Because my university is small and nimble, it was easy enough for me to pitch a course on Scottish literature, so that was Step No. 1. Normally, I would simply have made sure to include the Spasmodics in a larger narrative about Scottish literature’s development, but I wanted the students to make something real.
So, as a quarter-long project, I formed the class into an editorial board, and we made a mock-scholarly edition of the collected works of one of the poets, Alexander Smith. Students wrote introductions to each of his works, assembled a basic biography, scanned databases for relevant texts, worked with PDF-conversion software, read the texts, and annotated tricky passages.
We did it in eight weeks. I now have on my iPad a searchable copy of this important body of work in full text. When I need a quote, I simply search, grab, and paste. And the students? They were electrified by the feeling that they were making something useful that didn’t exist anywhere else. That course remains the most highly rated I have ever given.
Build a database as a course assignment. I needed to master the critical tradition surrounding the English poet Philip James Bailey, whose book-length poem Festus was among the best-selling British works of the 19th century but about whom scholarship is mostly silent. His book is a revision of the Faust myth, so I pitched a class called "On Devils," wherein we read Milton, Byron, Goethe, and Bailey on the diabolical.
Here, too, class discussion alone wouldn’t actually help my article, which was not an overview of the Mephistophelean theme but a concentrated look at this one neglected poem. So I introduced the class to the ProQuest database for 19th-century serials, teaching students how to find reviews of certain figures or books by year. Then I showed them Workflowy, an outlining app that can be hacked to do all kinds of fun things.
Using their findings about the poem, we made a group document of collapsible bullets. Students read reviews, identified representative passages in a bullet, summarized the review itself in another, and made searchable hashtags of any other figures mentioned in the reviews — all divided into American and British responses.
Since then, I have used the database countless times. What it gave students: a real sense that their work mattered beyond the grade.
Make research-intrigued undergrads your co-authors. Last year two exceptionally bright writers in my "Research Exposition" course asked me to coffee on the last day of class to talk shop. "What next?," they wondered. "How can we keep going?"
I had never done anything like this before, but, on the spot, I offered to take them on as co-authors of my next scholarly article — under the auspices of an independent study. The following term, we spent three weeks meeting weekly to catch them up on the academic conversation surrounding Bailey and Festus. I assigned them readings, and we worked through the poem. I told them what I had in mind for the article, and invited their contributions.
We made a long list of paragraph topics and, by committee, reduced it to a manageable load. Then we auctioned them off: "Who wants to write the paragraph about Bailey’s connections to Longfellow?," for example. Each week we met to read our paragraphs aloud and discuss how to make them better. Then we assigned three more.

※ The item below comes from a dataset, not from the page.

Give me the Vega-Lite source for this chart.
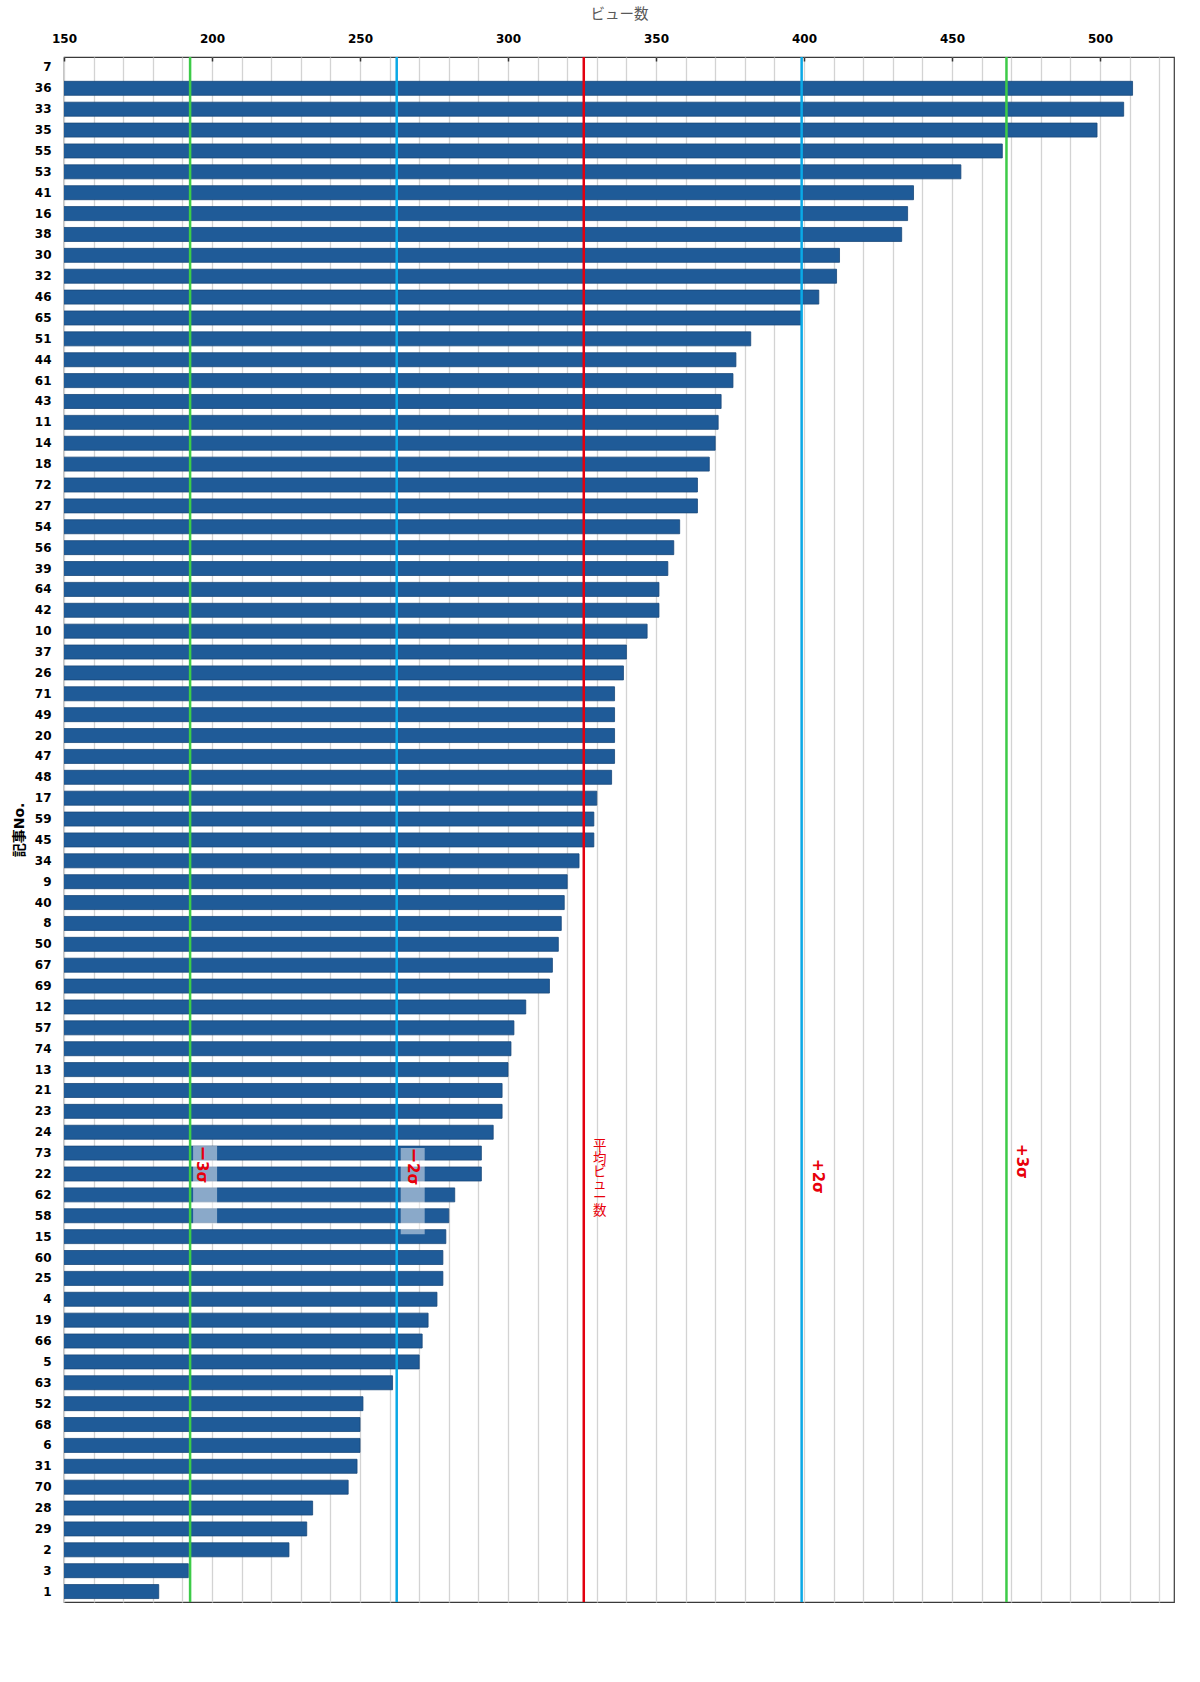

The synergy was amazing as an argumentative structure began to materialize. We put our paragraphs in a group document — and pruned and pruned. The term ran out before we had quite finished, but in 10 weeks, we had written 80 percent of a journal article. I spent the next month evening out the voice and double-checking references, before submitting it to a journal. Unfortunately the journal rejected the article as too general (which makes sense). However, the students’ work now forms part of the introduction to my scholarly edition of Festus, forthcoming from Edinburgh University Press.
In the process, the students gained an inside look at academic life and their names in a published scholarly book. I got a built-in set of deadlines: Every week we had to complete three new paragraphs, no matter what. And even if most of what they wrote were versions of "my ideas," at least two of the paper’s observations were completely their own — ideas I would never have stumbled upon without them.
The point here is not that undergraduates are an untapped labor resource that we should exploit. In fact, inviting students into your actual research is daunting, and can’t always be done — certain courses need to be taught whether or not they match up with your current research concerns.
To make this intersection of teaching and research work requires a supportive department (which I’ve had). But if you’re in one, all you need is the imagination to think aloud with your students: "All right, I’ve got the goggles; you get the beaker. What can we brew up?"
Mischa Willett is an instructor of education, English, and writing at Seattle Pacific University.